Why fat burning exercises?
Because it seems like everyone has some sort of weight-loss goal in the new year, and there are so many sites out there giving bad advice.
At this point, you’re shaking your head wondering how the heck you’re going to fit another workout routine into your week. Well guess what – if you do the above exercises, you won’t need to do anything more! See what I did there? You may be asking, “what about Cross-Fit!?” It isn’t my personal bag, but throwing in some HIIT (High Intensity Interval Training) definitely is a fat-burner, so if you like group workouts, cool acronyms, and feeling like you’re going to pass out mid-burpee, HIIT could be for you (maybe that last part is just me…)
How to do fat burning exercises
In addition to following the above exercise routines, you need to pick a food strategy you can stick with. The easiest way to reduce your weight is to eat fewer calories than you burn. 90% of your success or failure of losing weight will come from what’s on your fork. Boring, I know, but effective. At Jetson, we always talk about eating real, whole foods, but this site puts a finer point on it with some high-quality, practical advice.
What can you expect?
If you do your workouts and focus on achievable meal planning, you will burn the fat, drop the pounds, and look and feel better. There, I just saved you $6 that you would have spent on Us Weekly.
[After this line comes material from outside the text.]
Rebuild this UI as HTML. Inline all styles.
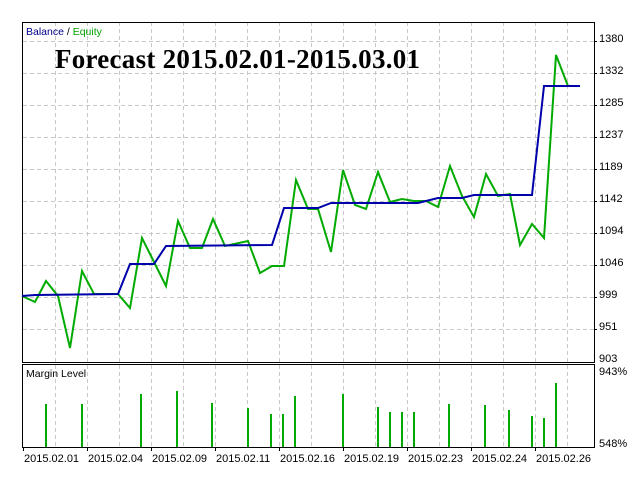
<!DOCTYPE html>
<html><head><style>
html,body{margin:0;padding:0;background:#fff;}
svg{display:block;font-family:"Liberation Sans",sans-serif;}
</style></head><body>
<svg width="640" height="480" viewBox="0 0 640 480" xmlns="http://www.w3.org/2000/svg">
<rect width="640" height="480" fill="#fff"/>
<g stroke="#c8c8c8" stroke-width="1" stroke-dasharray="4,3" fill="none">
<path d="M55.5 22V362M87.5 22V362M119.5 22V362M151.5 22V362M183.5 22V362M215.5 22V362M247.5 22V362M279.5 22V362M311.5 22V362M343.5 22V362M375.5 22V362M407.5 22V362M439.5 22V362M471.5 22V362M503.5 22V362M535.5 22V362M567.5 22V362"/>
<path d="M55.5 365V447M87.5 365V447M119.5 365V447M151.5 365V447M183.5 365V447M215.5 365V447M247.5 365V447M279.5 365V447M311.5 365V447M343.5 365V447M375.5 365V447M407.5 365V447M439.5 365V447M471.5 365V447M503.5 365V447M535.5 365V447M567.5 365V447"/>
<path d="M23 41.5H594M23 73.5H594M23 105.5H594M23 137.5H594M23 169.5H594M23 201.5H594M23 233.5H594M23 265.5H594M23 297.5H594M23 329.5H594"/>
</g>
<rect x="22.5" y="22.5" width="572" height="340" fill="none" stroke="#000"/>
<rect x="22.5" y="364.5" width="572" height="83" fill="none" stroke="#000"/>
<g font-size="11" fill="#000">
<text x="599" y="42">1380</text><text x="599" y="74">1332</text><text x="599" y="106">1285</text>
<text x="599" y="138">1237</text><text x="599" y="170">1189</text><text x="599" y="202">1142</text>
<text x="599" y="234">1094</text><text x="599" y="266">1046</text><text x="599" y="298">999</text>
<text x="599" y="330">951</text><text x="599" y="362">903</text>
<text x="599" y="375">943%</text><text x="599" y="447">548%</text>
</g>
<g stroke="#000"><path d="M594 41.5h3M594 73.5h3M594 105.5h3M594 137.5h3M594 169.5h3M594 201.5h3M594 233.5h3M594 265.5h3M594 297.5h3M594 329.5h3M23.5 447v4M87.5 447v4M151.5 447v4M215.5 447v4M279.5 447v4M343.5 447v4M407.5 447v4M471.5 447v4M535.5 447v4"/></g>
<g font-size="11" fill="#000">
<text x="24" y="462">2015.02.01</text><text x="88" y="462">2015.02.04</text><text x="152" y="462">2015.02.09</text>
<text x="216" y="462">2015.02.11</text><text x="280" y="462">2015.02.16</text><text x="344" y="462">2015.02.19</text>
<text x="408" y="462">2015.02.23</text><text x="472" y="462">2015.02.24</text><text x="536" y="462">2015.02.26</text>
</g>
<text x="26" y="35" font-size="10.5"><tspan fill="#00008b">Balance</tspan><tspan fill="#000"> / </tspan><tspan fill="#00a000">Equity</tspan></text>
<text x="26" y="377" font-size="10.5" fill="#000">Margin Level</text>
<text x="55" y="68" font-family="Liberation Serif,serif" font-weight="bold" font-size="27" textLength="365" fill="#000">Forecast 2015.02.01-2015.03.01</text>
<polyline fill="none" stroke="#00aa00" stroke-width="2" stroke-linejoin="miter" points="22,296 35,302 46,281 58,296 70,348 82,271 94,294 118,294 130,308 142,238 154,262 166,286 178,221 190,248 202,248 213,219 225,246 248,241 260,273 272,266 284,266 296,180 308,209 318,209 331,252 343,170 355,205 366,209 378,172 390,202 402,199 414,201 426,201 438,207 450,166 462,196 474,217 486,174 498,196 510,194 520,245 532,224 544,238 556,55 568,86 580,86"/>
<polyline fill="none" stroke="#0000aa" stroke-width="2" points="22,296 35,295 118,294 130,264 154,264 166,246 272,245 284,208 318,208 331,203 418,203 426,201 438,198 462,198 474,195 532,195 544,86 580,86"/>
<g fill="#00aa00">
<rect x="45" y="404" width="2" height="43"/><rect x="81" y="404" width="2" height="43"/><rect x="140" y="394" width="2" height="53"/>
<rect x="176" y="391" width="2" height="56"/><rect x="211" y="403" width="2" height="44"/><rect x="247" y="408" width="2" height="39"/>
<rect x="270" y="414" width="2" height="33"/><rect x="282" y="414" width="2" height="33"/><rect x="294" y="396" width="2" height="51"/>
<rect x="342" y="394" width="2" height="53"/><rect x="377" y="407" width="2" height="40"/><rect x="389" y="412" width="2" height="35"/>
<rect x="401" y="412" width="2" height="35"/><rect x="413" y="412" width="2" height="35"/><rect x="448" y="404" width="2" height="43"/>
<rect x="484" y="405" width="2" height="42"/><rect x="508" y="410" width="2" height="37"/><rect x="531" y="416" width="2" height="31"/>
<rect x="543" y="418" width="2" height="29"/><rect x="555" y="383" width="2" height="64"/>
</g>
</svg>
</body></html>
There will always be excuses as to why you can’t do some of these all the time, and that’s ok. The point for the New Year is to build a plan, work the plan, modify the plan when things don’t work, and keep going. Remember: something is better than nothing when it comes to exercise and nutrition, so don’t get discouraged when life throws you a curveball and you have to adapt. Heck, that’s why we do agility training.